» **TASK DIRECTIONS**
Give back the lines exactly, from the first one to the line with "from matplotlib.colors import", both ends included.
'''
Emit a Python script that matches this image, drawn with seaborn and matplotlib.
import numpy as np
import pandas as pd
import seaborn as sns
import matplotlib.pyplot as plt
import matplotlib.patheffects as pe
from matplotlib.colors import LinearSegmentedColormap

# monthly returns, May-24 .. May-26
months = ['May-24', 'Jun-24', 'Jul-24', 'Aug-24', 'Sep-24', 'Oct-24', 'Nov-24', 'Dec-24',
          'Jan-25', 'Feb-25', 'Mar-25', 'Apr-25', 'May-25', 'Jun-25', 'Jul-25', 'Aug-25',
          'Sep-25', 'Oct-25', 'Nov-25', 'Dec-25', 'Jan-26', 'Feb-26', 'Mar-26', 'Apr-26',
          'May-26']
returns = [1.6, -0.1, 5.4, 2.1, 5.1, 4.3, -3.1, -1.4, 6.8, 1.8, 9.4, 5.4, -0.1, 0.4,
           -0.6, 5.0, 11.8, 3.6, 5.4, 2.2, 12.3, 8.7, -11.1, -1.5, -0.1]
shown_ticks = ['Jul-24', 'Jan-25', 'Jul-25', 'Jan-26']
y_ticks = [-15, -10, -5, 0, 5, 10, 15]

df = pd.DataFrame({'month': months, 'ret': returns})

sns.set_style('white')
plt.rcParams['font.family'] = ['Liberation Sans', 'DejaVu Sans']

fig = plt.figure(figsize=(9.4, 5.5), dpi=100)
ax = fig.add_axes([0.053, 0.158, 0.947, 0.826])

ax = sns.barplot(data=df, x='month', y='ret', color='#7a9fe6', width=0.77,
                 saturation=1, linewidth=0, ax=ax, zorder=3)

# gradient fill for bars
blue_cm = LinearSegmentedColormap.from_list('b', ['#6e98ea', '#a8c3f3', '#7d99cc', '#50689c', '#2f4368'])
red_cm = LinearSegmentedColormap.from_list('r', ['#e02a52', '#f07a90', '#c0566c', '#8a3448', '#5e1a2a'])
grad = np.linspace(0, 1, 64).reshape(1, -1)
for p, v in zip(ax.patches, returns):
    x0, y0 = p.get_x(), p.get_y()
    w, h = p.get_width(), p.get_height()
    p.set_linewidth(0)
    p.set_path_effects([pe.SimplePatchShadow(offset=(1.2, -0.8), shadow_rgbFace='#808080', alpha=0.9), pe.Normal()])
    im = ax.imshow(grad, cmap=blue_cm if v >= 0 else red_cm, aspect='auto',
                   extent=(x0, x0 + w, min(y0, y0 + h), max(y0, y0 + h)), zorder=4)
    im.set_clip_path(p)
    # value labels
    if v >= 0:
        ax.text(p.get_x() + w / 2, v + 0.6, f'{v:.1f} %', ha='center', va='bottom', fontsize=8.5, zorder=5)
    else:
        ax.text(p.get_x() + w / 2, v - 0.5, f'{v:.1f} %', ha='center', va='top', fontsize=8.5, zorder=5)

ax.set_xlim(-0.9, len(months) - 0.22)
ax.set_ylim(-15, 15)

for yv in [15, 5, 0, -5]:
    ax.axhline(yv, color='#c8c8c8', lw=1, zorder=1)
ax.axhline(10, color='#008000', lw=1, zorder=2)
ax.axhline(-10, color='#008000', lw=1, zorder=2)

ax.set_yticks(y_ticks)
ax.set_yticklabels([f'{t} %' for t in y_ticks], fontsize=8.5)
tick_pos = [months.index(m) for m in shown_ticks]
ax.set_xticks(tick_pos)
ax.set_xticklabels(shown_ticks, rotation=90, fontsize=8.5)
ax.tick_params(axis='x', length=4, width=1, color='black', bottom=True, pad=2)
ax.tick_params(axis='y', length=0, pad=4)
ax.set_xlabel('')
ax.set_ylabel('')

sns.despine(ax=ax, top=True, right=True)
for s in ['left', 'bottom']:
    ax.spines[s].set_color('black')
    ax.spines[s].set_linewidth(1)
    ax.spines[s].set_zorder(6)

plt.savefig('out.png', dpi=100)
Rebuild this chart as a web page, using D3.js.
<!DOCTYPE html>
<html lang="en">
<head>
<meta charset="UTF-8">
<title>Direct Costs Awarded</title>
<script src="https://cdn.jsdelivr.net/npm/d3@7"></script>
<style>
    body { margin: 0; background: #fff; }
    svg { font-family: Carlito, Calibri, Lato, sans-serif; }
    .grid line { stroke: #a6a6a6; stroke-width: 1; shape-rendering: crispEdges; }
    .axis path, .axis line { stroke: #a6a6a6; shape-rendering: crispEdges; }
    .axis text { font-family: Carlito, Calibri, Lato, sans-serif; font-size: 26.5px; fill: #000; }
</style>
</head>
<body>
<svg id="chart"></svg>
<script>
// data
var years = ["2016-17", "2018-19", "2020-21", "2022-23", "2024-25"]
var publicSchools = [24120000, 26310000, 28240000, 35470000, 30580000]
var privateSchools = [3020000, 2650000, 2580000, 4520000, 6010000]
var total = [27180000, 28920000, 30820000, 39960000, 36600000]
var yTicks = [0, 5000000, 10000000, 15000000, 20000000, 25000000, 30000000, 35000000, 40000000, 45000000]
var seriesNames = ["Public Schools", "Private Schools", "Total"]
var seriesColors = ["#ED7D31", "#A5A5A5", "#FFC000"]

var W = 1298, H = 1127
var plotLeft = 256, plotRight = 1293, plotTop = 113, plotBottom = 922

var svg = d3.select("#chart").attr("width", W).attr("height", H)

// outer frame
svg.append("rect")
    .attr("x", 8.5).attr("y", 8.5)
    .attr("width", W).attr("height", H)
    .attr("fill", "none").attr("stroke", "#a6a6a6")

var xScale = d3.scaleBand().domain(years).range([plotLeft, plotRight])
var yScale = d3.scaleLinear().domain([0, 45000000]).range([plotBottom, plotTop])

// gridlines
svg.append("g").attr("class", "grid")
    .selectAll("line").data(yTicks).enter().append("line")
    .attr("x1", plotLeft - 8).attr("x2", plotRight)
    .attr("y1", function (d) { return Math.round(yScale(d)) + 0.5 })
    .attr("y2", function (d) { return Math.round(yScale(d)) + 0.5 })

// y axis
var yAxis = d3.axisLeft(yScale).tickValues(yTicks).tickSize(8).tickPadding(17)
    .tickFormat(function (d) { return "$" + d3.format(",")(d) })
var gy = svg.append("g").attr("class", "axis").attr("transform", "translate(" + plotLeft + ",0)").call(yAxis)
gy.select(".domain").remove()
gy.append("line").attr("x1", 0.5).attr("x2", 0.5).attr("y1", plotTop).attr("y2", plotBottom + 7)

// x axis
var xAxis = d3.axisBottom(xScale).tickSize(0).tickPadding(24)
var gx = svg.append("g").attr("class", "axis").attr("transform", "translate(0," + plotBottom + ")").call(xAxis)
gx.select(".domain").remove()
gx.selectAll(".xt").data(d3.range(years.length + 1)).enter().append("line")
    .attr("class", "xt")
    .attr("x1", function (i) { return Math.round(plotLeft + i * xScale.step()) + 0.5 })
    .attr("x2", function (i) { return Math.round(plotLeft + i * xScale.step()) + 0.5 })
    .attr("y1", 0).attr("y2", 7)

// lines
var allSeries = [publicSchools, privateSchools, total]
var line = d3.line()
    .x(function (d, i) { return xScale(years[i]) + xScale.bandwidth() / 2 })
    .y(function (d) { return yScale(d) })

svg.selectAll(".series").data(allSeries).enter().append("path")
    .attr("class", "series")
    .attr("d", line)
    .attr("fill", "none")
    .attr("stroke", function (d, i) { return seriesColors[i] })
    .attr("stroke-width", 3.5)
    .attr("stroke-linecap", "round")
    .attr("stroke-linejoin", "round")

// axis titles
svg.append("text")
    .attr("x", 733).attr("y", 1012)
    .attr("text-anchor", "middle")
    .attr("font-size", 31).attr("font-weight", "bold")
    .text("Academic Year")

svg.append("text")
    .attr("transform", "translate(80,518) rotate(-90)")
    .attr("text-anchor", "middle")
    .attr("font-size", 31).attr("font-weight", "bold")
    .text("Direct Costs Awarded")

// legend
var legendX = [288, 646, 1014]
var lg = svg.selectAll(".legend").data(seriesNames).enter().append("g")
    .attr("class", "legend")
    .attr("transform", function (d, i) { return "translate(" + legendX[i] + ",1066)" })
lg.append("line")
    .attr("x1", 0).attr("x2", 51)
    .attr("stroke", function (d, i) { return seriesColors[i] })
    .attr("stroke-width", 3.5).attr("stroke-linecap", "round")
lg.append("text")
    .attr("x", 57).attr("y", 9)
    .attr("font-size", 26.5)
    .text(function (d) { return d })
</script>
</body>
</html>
'''
» **OUTPUT OF THE TASK**
Emit a Python script that matches this image, drawn with seaborn and matplotlib.
import numpy as np
import pandas as pd
import seaborn as sns
import matplotlib.pyplot as plt
import matplotlib.patheffects as pe
from matplotlib.colors import LinearSegmentedColormap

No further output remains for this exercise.